_What this task involves_
Repeat the lines exactly from the line that contains "What Plotly code" through the line that contains "import plotly.graph_objects as go"; leave images out and add nothing.

_Data for this exercise_
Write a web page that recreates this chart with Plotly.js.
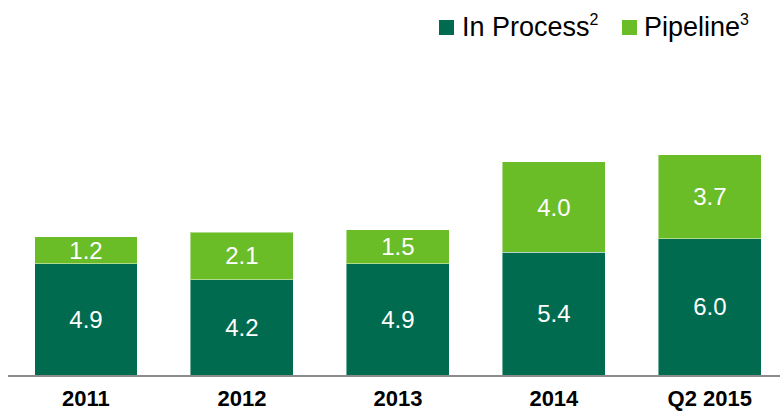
<!DOCTYPE html>
<html>
<head>
<meta charset="utf-8">
<script src="https://cdn.plot.ly/plotly-3.0.1.min.js"></script>
<style>html,body{margin:0;padding:0;background:#fff;}#chart{width:781px;height:412px;}</style>
</head>
<body>
<div id="chart"></div>
<script>
const categories = ["2011", "2012", "2013", "2014", "Q2 2015"];
const inProcess = [4.9, 4.2, 4.9, 5.4, 6.0];
const pipeline = [1.2, 2.1, 1.5, 4.0, 3.7];
const seriesNames = ["In Process", "Pipeline"];
const footnotes = ["2", "3"];
const seriesColors = ["#006B4E", "#6BBD28"];

const FONT = "Arial, 'Liberation Sans', sans-serif";

const common = {
  type: "bar",
  x: categories,
  textposition: "inside",
  insidetextanchor: "middle",
  constraintext: "none",
  textangle: 0,
  texttemplate: "%{y:.1f}",
  textfont: {family: FONT, size: 24, color: "#ffffff"},
  hoverinfo: "skip",
  showlegend: false
};

const traces = [
  Object.assign({}, common, {
    name: seriesNames[0],
    y: inProcess,
    marker: {color: seriesColors[0], line: {color: "rgba(255,255,255,0.45)", width: 1}}
  }),
  Object.assign({}, common, {
    name: seriesNames[1],
    y: pipeline,
    marker: {color: seriesColors[1], line: {color: "rgba(255,255,255,0.45)", width: 1}}
  })
];

// legend drawn as shapes + annotations (positions in paper units)
const legendSquareX = [[0.5583, 0.5777], [0.7953, 0.8148]];
const legendTextX = [0.5855, 0.8212];
const shapes = legendSquareX.map((sx, i) => ({
  type: "rect", xref: "paper", yref: "paper",
  x0: sx[0], x1: sx[1], y0: 1.0462, y1: 1.0923,
  fillcolor: seriesColors[i], line: {width: 0}
}));
const annotations = seriesNames.map((n, i) => ({
  xref: "paper", yref: "paper",
  x: legendTextX[i], y: 1.072,
  xanchor: "left", yanchor: "middle",
  showarrow: false,
  text: n + "<sup><span style=\"font-size:16px\">" + footnotes[i] + "</span></sup>",
  font: {family: FONT, size: 27, color: "#000000"}
}));

const layout = {
  width: 781,
  height: 412,
  margin: {l: 8, r: 1, t: 50, b: 37},
  paper_bgcolor: "#ffffff",
  plot_bgcolor: "#ffffff",
  barmode: "stack",
  bargap: 0.34,
  showlegend: false,
  shapes: shapes,
  annotations: annotations,
  xaxis: {
    type: "category",
    range: [-0.5, 4.45],
    showgrid: false,
    zeroline: false,
    showline: true,
    linecolor: "#8c8c8c",
    linewidth: 2,
    ticks: "",
    ticklabelstandoff: 3,
    tickfont: {family: FONT, size: 22, color: "#000000", weight: "bold"},
    fixedrange: true
  },
  yaxis: {
    range: [0, 14.32],
    visible: false,
    showgrid: false,
    zeroline: false,
    fixedrange: true
  }
};

Plotly.newPlot("chart", traces, layout, {staticPlot: true, displayModeBar: false});
</script>
</body>
</html>
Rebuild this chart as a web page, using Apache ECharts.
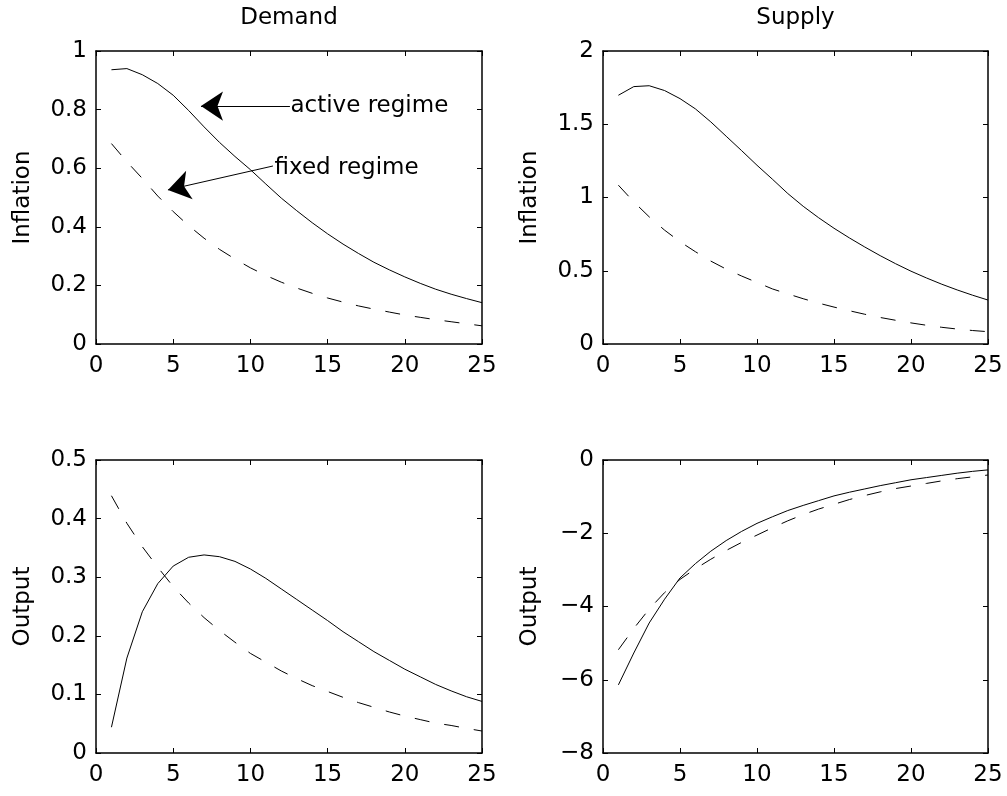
<!DOCTYPE html>
<html>
<head>
<meta charset="utf-8">
<script src="https://cdn.jsdelivr.net/npm/echarts@6/dist/echarts.min.js"></script>
<style>
  html, body { margin: 0; padding: 0; background: #fff; }
  #chart { width: 1007px; height: 796px; }
</style>
</head>
<body>
<div id="chart"></div>
<script>
// ---- data ----
const periods = [1,2,3,4,5,6,7,8,9,10,11,12,13,14,15,16,17,18,19,20,21,22,23,24,25];
const panelTitles = ['Demand', 'Supply'];
const rowLabels = ['Inflation', 'Output'];
const annotationTexts = ['active regime', 'fixed regime'];

const demandInflationActive = [0.936,0.94,0.919,0.889,0.849,0.797,0.741,0.688,0.64,0.595,0.546,0.498,0.455,0.414,0.376,0.341,0.309,0.279,0.253,0.229,0.207,0.187,0.17,0.155,0.141];
const demandInflationFixed  = [0.684,0.622,0.565,0.505,0.452,0.404,0.361,0.323,0.29,0.26,0.234,0.211,0.191,0.173,0.157,0.143,0.13,0.119,0.109,0.099,0.091,0.083,0.076,0.069,0.062];
const supplyInflationActive = [1.698,1.757,1.763,1.73,1.675,1.605,1.516,1.418,1.32,1.22,1.125,1.027,0.94,0.862,0.79,0.724,0.662,0.603,0.548,0.497,0.451,0.408,0.369,0.333,0.30];
const supplyInflationFixed  = [1.084,0.97,0.868,0.777,0.698,0.63,0.566,0.511,0.464,0.42,0.376,0.342,0.309,0.279,0.252,0.227,0.203,0.181,0.162,0.144,0.128,0.114,0.102,0.092,0.084];
const demandOutputActive    = [0.044,0.162,0.241,0.289,0.319,0.334,0.338,0.335,0.327,0.314,0.298,0.28,0.262,0.244,0.226,0.207,0.19,0.173,0.158,0.143,0.13,0.117,0.106,0.096,0.088];
const demandOutputFixed     = [0.439,0.392,0.352,0.317,0.284,0.256,0.231,0.209,0.189,0.17,0.155,0.14,0.127,0.115,0.105,0.095,0.086,0.078,0.07,0.063,0.057,0.051,0.047,0.042,0.0375];
const supplyOutputActive    = [-6.14,-5.27,-4.45,-3.8,-3.22,-2.83,-2.49,-2.2,-1.95,-1.73,-1.55,-1.38,-1.24,-1.11,-0.98,-0.88,-0.79,-0.7,-0.62,-0.54,-0.48,-0.42,-0.36,-0.31,-0.27];
const supplyOutputFixed     = [-5.18,-4.6,-4.07,-3.62,-3.26,-2.97,-2.71,-2.47,-2.25,-2.05,-1.85,-1.66,-1.49,-1.34,-1.21,-1.08,-0.97,-0.87,-0.78,-0.71,-0.64,-0.57,-0.51,-0.46,-0.41];

const xRange = [0, 25, 5];
const yRanges = [[0, 1, 0.2], [0, 2, 0.5], [0, 0.5, 0.1], [-8, 0, 2]];

// ---- layout ----
const FONT = '"DejaVu Sans", sans-serif';
const FS = 23;
const grids = [
  { left: 96,  top: 51,  width: 386, height: 293 },
  { left: 603, top: 51,  width: 385, height: 293 },
  { left: 96,  top: 460, width: 386, height: 293 },
  { left: 603, top: 460, width: 385, height: 293 }
];
const pairs = [
  [demandInflationActive, demandInflationFixed],
  [supplyInflationActive, supplyInflationFixed],
  [demandOutputActive, demandOutputFixed],
  [supplyOutputActive, supplyOutputFixed]
];
const toXY = arr => periods.map((t, i) => [t, arr[i]]);
const fmt = v => String(v).replace('-', '\u2212');

const axisLine = { show: true, onZero: false, lineStyle: { color: '#000', width: 1.5 } };
const axisTickIn = { show: true, inside: true, length: 5, lineStyle: { color: '#000', width: 1 } };

const xAxis = [], yAxis = [], series = [];
grids.forEach((g, i) => {
  const common = { type: 'value', gridIndex: i, splitLine: { show: false }, axisLine, axisTick: axisTickIn };
  xAxis.push(Object.assign({}, common, {
    position: 'bottom', min: xRange[0], max: xRange[1], interval: xRange[2],
    axisLabel: { color: '#000', fontFamily: FONT, fontSize: FS, margin: 11, formatter: fmt }
  }));
  xAxis.push(Object.assign({}, common, {
    position: 'top', min: xRange[0], max: xRange[1], interval: xRange[2],
    axisLabel: { show: false }
  }));
  const yr = yRanges[i];
  yAxis.push(Object.assign({}, common, {
    position: 'left', min: yr[0], max: yr[1], interval: yr[2],
    name: rowLabels[Math.floor(i / 2)], nameLocation: 'middle', nameRotate: 90, nameGap: 61,
    nameTextStyle: { color: '#000', fontFamily: FONT, fontSize: FS },
    axisLabel: { color: '#000', fontFamily: FONT, fontSize: FS, margin: 9, formatter: fmt }
  }));
  yAxis.push(Object.assign({}, common, {
    position: 'right', min: yr[0], max: yr[1], interval: yr[2],
    axisLabel: { show: false }
  }));
  const [act, fix] = pairs[i];
  const base = {
    type: 'line', xAxisIndex: 2 * i, yAxisIndex: 2 * i, showSymbol: false, symbol: 'none',
    silent: true, animation: false, clip: false
  };
  const s1 = Object.assign({}, base, {
    data: toXY(act), lineStyle: { color: '#000', width: 1, type: 'solid' }
  });
  const s2 = Object.assign({}, base, {
    data: toXY(fix), lineStyle: { color: '#000', width: 1, type: [15, 15] }
  });
  if (i === 0) {
    s1.markLine = {
      silent: true, animation: false,
      symbol: ['none', 'arrow'],
      symbolSize: 22,
      label: { show: false },
      lineStyle: { color: '#000', width: 1, type: 'solid' },
      itemStyle: { color: '#000' },
      emphasis: { disabled: true },
      data: [
        [{ coord: [12.56, 0.812] }, { coord: [6.8, 0.812] }],
        [{ coord: [11.46, 0.6075] }, { coord: [4.66, 0.526] }]
      ]
    };
    s1.markPoint = {
      silent: true, animation: false,
      symbol: 'rect', symbolSize: 1,
      itemStyle: { color: 'rgba(0,0,0,0)' },
      label: { show: true, position: 'right', distance: 0, color: '#000', fontFamily: FONT, fontSize: FS, formatter: '{b}' },
      data: [
        { name: annotationTexts[0], coord: [12.56, 0.812] },
        { name: annotationTexts[1], coord: [11.53, 0.6007] }
      ]
    };
  }
  series.push(s1, s2);
});

const chart = echarts.init(document.getElementById('chart'), null, { renderer: 'canvas' });
chart.setOption({
  animation: false,
  backgroundColor: '#fff',
  title: panelTitles.map((t, i) => ({
    text: t, left: grids[i].left + grids[i].width / 2, top: 7, textAlign: 'center', padding: 0,
    textStyle: { color: '#000', fontFamily: FONT, fontSize: FS, fontWeight: 'normal' }
  })),
  grid: grids.map(g => Object.assign({ containLabel: false }, g)),
  xAxis, yAxis, series
});
</script>
</body>
</html>
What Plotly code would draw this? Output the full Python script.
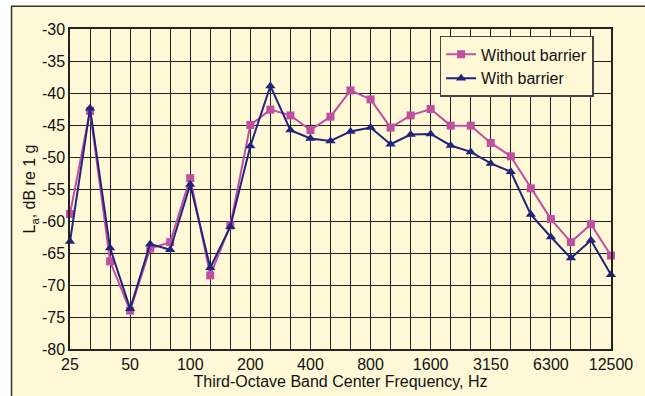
import plotly.graph_objects as go

bands = ["25", "31.5", "40", "50", "63", "80", "100", "125", "160", "200", "250", "315",
         "400", "500", "630", "800", "1000", "1250", "1600", "2000", "2500", "3150",
         "4000", "5000", "6300", "8000", "10000", "12500"]
labeled = ["25", "50", "100", "200", "400", "800", "1600", "3150", "6300", "12500"]
y_ticks = [-80, -75, -70, -65, -60, -55, -50, -45, -40, -35, -30]

without_barrier = [-58.9, -42.8, -66.3, -74.0, -64.3, -63.3, -53.3, -68.5, -60.7, -45.0,
                   -42.6, -43.5, -45.8, -43.7, -39.6, -41.0, -45.4, -43.5, -42.5, -45.1,
                   -45.1, -47.8, -49.9, -54.9, -59.7, -63.3, -60.5, -65.4]
with_barrier = [-63.2, -42.4, -64.2, -73.7, -63.6, -64.5, -54.3, -67.3, -60.9, -48.3,
                -38.9, -45.8, -47.1, -47.5, -46.0, -45.4, -48.0, -46.5, -46.4, -48.2,
                -49.2, -51.0, -52.3, -59.0, -62.5, -65.8, -63.0, -68.4]

PINK = "#C04FA2"
NAVY = "#22237A"
BG = "#FFF8D6"

fig = go.Figure()
fig.add_trace(go.Scatter(x=bands, y=without_barrier, mode="lines+markers", name="Without barrier",
                         line=dict(color=PINK, width=2), marker=dict(symbol="square", size=8, color=PINK),
                         cliponaxis=False))
fig.add_trace(go.Scatter(x=bands, y=with_barrier, mode="lines+markers", name="With barrier",
                         line=dict(color=NAVY, width=2), marker=dict(symbol="triangle-up", size=9, color=NAVY),
                         cliponaxis=False))

L, R, T, B = 70, 29, 29, 45
W, H = 645, 396
pw, ph = W - L - R, H - T - B

fig.add_shape(type="rect", xref="paper", yref="paper",
              x0=(11 - L) / pw, x1=(W + 20 - L) / pw,
              y0=-(H + 20 - (H - B)) / ph, y1=((H - B) - 6) / ph,
              fillcolor=BG, line=dict(color="#333333", width=1.5), layer="below")

fig.update_layout(
    width=W, height=H,
    margin=dict(l=L, r=R, t=T, b=B),
    paper_bgcolor="white", plot_bgcolor="white",
    font=dict(family="Liberation Sans, Arial, sans-serif", size=16, color="#111111"),
    legend=dict(x=(443 - L) / pw, y=((H - B) - 36) / ph, xanchor="left", yanchor="top",
                bgcolor=BG, bordercolor="#444444", borderwidth=1.5,
                font=dict(size=16), tracegroupgap=0, itemwidth=30),
    showlegend=True,
)
fig.update_xaxes(type="category", range=[0, len(bands) - 1],
                 tickmode="array", tickvals=bands,
                 ticktext=[b if b in labeled else "" for b in bands],
                 tickangle=0,
                 showgrid=True, gridcolor="#222222", gridwidth=1,
                 showline=True, linecolor="#222222", linewidth=1.5, mirror=True,
                 ticks="", tickfont=dict(size=16),
                 title=dict(text="Third-Octave Band Center Frequency, Hz", font=dict(size=16), standoff=0))
fig.update_yaxes(range=[-80, -30], tickmode="array", tickvals=y_ticks,
                 ticktext=[str(v) for v in y_ticks],
                 showgrid=True, gridcolor="#222222", gridwidth=1,
                 showline=True, linecolor="#222222", linewidth=1.5, mirror=True,
                 zeroline=False, ticks="", tickfont=dict(size=16),
                 title=dict(text="L<sub>a</sub>, dB re 1 g", font=dict(size=16), standoff=2))

fig.write_html("out.html")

_Solution_
What Plotly code would draw this? Output the full Python script.
import plotly.graph_objects as go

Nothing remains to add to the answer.